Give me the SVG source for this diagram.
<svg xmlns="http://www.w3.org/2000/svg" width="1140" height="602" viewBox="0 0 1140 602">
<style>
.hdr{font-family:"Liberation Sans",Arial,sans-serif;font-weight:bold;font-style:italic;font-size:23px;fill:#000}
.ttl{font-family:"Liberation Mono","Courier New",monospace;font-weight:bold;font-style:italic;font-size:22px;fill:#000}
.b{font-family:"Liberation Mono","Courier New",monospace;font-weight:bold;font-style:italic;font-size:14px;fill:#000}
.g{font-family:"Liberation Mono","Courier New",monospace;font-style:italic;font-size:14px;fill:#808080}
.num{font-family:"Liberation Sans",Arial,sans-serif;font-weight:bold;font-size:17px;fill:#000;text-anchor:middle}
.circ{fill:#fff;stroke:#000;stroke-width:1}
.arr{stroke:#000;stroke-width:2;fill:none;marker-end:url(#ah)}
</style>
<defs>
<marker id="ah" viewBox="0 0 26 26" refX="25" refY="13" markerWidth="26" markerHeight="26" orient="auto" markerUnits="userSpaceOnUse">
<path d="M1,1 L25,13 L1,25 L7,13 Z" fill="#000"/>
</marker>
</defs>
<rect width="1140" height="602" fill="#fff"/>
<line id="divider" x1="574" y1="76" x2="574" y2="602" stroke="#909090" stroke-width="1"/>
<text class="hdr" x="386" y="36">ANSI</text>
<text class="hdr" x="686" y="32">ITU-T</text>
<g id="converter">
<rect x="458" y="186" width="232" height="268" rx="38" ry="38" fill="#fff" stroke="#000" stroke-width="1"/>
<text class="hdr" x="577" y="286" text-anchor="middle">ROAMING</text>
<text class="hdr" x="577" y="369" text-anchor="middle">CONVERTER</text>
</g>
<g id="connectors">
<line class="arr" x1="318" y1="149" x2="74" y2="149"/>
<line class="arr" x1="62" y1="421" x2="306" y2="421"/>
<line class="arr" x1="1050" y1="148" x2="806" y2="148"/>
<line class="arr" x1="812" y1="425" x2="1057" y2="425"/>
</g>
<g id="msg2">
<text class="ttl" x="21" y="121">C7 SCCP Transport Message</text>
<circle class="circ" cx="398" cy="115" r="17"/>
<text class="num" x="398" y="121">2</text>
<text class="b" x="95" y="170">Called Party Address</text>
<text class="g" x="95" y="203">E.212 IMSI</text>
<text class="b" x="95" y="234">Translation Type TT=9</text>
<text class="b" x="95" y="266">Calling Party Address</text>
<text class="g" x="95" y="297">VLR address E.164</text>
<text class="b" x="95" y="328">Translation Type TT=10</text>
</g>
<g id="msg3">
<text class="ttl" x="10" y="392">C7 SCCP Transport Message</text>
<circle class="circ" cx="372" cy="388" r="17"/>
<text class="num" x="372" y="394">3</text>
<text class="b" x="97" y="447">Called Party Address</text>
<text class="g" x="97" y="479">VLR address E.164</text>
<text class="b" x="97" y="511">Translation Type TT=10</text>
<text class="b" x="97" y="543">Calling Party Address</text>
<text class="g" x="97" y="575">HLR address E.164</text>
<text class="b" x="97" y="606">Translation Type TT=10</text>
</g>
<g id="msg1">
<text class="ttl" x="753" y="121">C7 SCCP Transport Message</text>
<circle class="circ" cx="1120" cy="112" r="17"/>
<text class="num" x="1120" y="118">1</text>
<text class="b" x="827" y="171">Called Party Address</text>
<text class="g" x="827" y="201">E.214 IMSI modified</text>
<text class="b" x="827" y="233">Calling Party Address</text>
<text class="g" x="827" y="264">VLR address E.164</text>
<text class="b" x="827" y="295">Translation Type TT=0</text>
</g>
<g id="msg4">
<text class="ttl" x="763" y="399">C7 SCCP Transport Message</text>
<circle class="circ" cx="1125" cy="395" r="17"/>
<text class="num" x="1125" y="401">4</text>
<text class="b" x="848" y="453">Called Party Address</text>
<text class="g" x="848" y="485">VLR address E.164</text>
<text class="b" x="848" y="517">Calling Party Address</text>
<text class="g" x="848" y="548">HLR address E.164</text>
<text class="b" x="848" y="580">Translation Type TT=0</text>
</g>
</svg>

○ ○ ○ ○

Task objective
Each line of the material above must be retyped precisely.

The completed task
Give me the SVG source for this diagram.
<svg xmlns="http://www.w3.org/2000/svg" width="1140" height="602" viewBox="0 0 1140 602">
<style>
.hdr{font-family:"Liberation Sans",Arial,sans-serif;font-weight:bold;font-style:italic;font-size:23px;fill:#000}
.ttl{font-family:"Liberation Mono","Courier New",monospace;font-weight:bold;font-style:italic;font-size:22px;fill:#000}
.b{font-family:"Liberation Mono","Courier New",monospace;font-weight:bold;font-style:italic;font-size:14px;fill:#000}
.g{font-family:"Liberation Mono","Courier New",monospace;font-style:italic;font-size:14px;fill:#808080}
.num{font-family:"Liberation Sans",Arial,sans-serif;font-weight:bold;font-size:17px;fill:#000;text-anchor:middle}
.circ{fill:#fff;stroke:#000;stroke-width:1}
.arr{stroke:#000;stroke-width:2;fill:none;marker-end:url(#ah)}
</style>
<defs>
<marker id="ah" viewBox="0 0 26 26" refX="25" refY="13" markerWidth="26" markerHeight="26" orient="auto" markerUnits="userSpaceOnUse">
<path d="M1,1 L25,13 L1,25 L7,13 Z" fill="#000"/>
</marker>
</defs>
<rect width="1140" height="602" fill="#fff"/>
<line id="divider" x1="574" y1="76" x2="574" y2="602" stroke="#909090" stroke-width="1"/>
<text class="hdr" x="386" y="36">ANSI</text>
<text class="hdr" x="686" y="32">ITU-T</text>
<g id="converter">
<rect x="458" y="186" width="232" height="268" rx="38" ry="38" fill="#fff" stroke="#000" stroke-width="1"/>
<text class="hdr" x="577" y="286" text-anchor="middle">ROAMING</text>
<text class="hdr" x="577" y="369" text-anchor="middle">CONVERTER</text>
</g>
<g id="connectors">
<line class="arr" x1="318" y1="149" x2="74" y2="149"/>
<line class="arr" x1="62" y1="421" x2="306" y2="421"/>
<line class="arr" x1="1050" y1="148" x2="806" y2="148"/>
<line class="arr" x1="812" y1="425" x2="1057" y2="425"/>
</g>
<g id="msg2">
<text class="ttl" x="21" y="121">C7 SCCP Transport Message</text>
<circle class="circ" cx="398" cy="115" r="17"/>
<text class="num" x="398" y="121">2</text>
<text class="b" x="95" y="170">Called Party Address</text>
<text class="g" x="95" y="203">E.212 IMSI</text>
<text class="b" x="95" y="234">Translation Type TT=9</text>
<text class="b" x="95" y="266">Calling Party Address</text>
<text class="g" x="95" y="297">VLR address E.164</text>
<text class="b" x="95" y="328">Translation Type TT=10</text>
</g>
<g id="msg3">
<text class="ttl" x="10" y="392">C7 SCCP Transport Message</text>
<circle class="circ" cx="372" cy="388" r="17"/>
<text class="num" x="372" y="394">3</text>
<text class="b" x="97" y="447">Called Party Address</text>
<text class="g" x="97" y="479">VLR address E.164</text>
<text class="b" x="97" y="511">Translation Type TT=10</text>
<text class="b" x="97" y="543">Calling Party Address</text>
<text class="g" x="97" y="575">HLR address E.164</text>
<text class="b" x="97" y="606">Translation Type TT=10</text>
</g>
<g id="msg1">
<text class="ttl" x="753" y="121">C7 SCCP Transport Message</text>
<circle class="circ" cx="1120" cy="112" r="17"/>
<text class="num" x="1120" y="118">1</text>
<text class="b" x="827" y="171">Called Party Address</text>
<text class="g" x="827" y="201">E.214 IMSI modified</text>
<text class="b" x="827" y="233">Calling Party Address</text>
<text class="g" x="827" y="264">VLR address E.164</text>
<text class="b" x="827" y="295">Translation Type TT=0</text>
</g>
<g id="msg4">
<text class="ttl" x="763" y="399">C7 SCCP Transport Message</text>
<circle class="circ" cx="1125" cy="395" r="17"/>
<text class="num" x="1125" y="401">4</text>
<text class="b" x="848" y="453">Called Party Address</text>
<text class="g" x="848" y="485">VLR address E.164</text>
<text class="b" x="848" y="517">Calling Party Address</text>
<text class="g" x="848" y="548">HLR address E.164</text>
<text class="b" x="848" y="580">Translation Type TT=0</text>
</g>
</svg>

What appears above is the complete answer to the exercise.